From 1964 to 1967, Harry served in the Army, working for the Armed Forces Network, including two years in Panama. There, despite the constant threat of rioters, Harry would be flown over the Isthmus and to a nearby ballpark, where he called baseball games on radio after handling the 6 o’clock news.

He arrived in Kansas City in the summer of 1970 and what a run it was, with 27 years at KCTV. Eventually, it led Harry to hosting the Hank Stram Show and the two became friends.

“He was a great man,” Harry said. “There was a time when he came back to town, and I mic’d him up for a TV story. So we’re walking downtown, and people still recognized him. They were honking and he’d waive back.”

Harry also cherished Royals postseason trips where he hung out with Herzog poolside on off-days.

And he still laughs about a 1970s story on the Chiefs not making groundskeeper George Toma (MSHOF 2016) available for comment about artificial turf.

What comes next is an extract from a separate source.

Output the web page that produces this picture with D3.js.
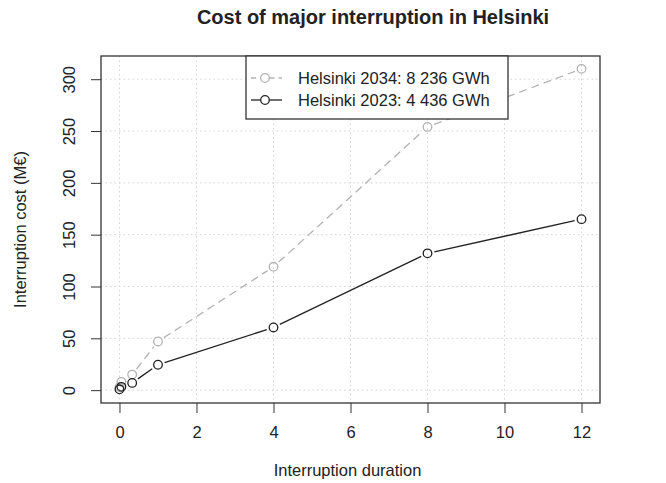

Harry took a TV crew to the Chiefs’ headquarters on 63rd street and refused to leave, saying the city owned the building anyway. In fact, the incident was noted as part of a larger story on TV media in the June 1972 issue of Sports Illustrated.

“Maybe I pushed the button a little,” Harry said, laughing.

Harry credits many for his success, including Debbie Bush, who as the news director in 2001 hired Harry to boost the ratings of a start-up station, KSHB, by insisting he offer commentary and installing him as host of a prime-time sports show. He retired in 2015.

“She resuscitated my career,” Harry said. “It was incredible. She gave me 100 percent of everything we needed to be successful. And when Peggy Phillips came in as news director, she and I also hit it off.”

The support of his wife, Nancy, also was significant. They are parents to adult children Gina, Angie, Laura, Kelsey and Tyler and 13 grandchildren.

“My wife had to raise the kids since I was doing the 10 o’clock news,” Harry said.

Among honors was the Joe McGuff Journalist of the Year and the 2009 Diversity Advocate in Sports from a local chapter of the NAACP. The National Academy of Television Arts & Sciences honored him with a Silver Circle award.

“You can’t give up,” Harry said. “When you get knocked down, you try again. That’s why this honor means something a lot to me.”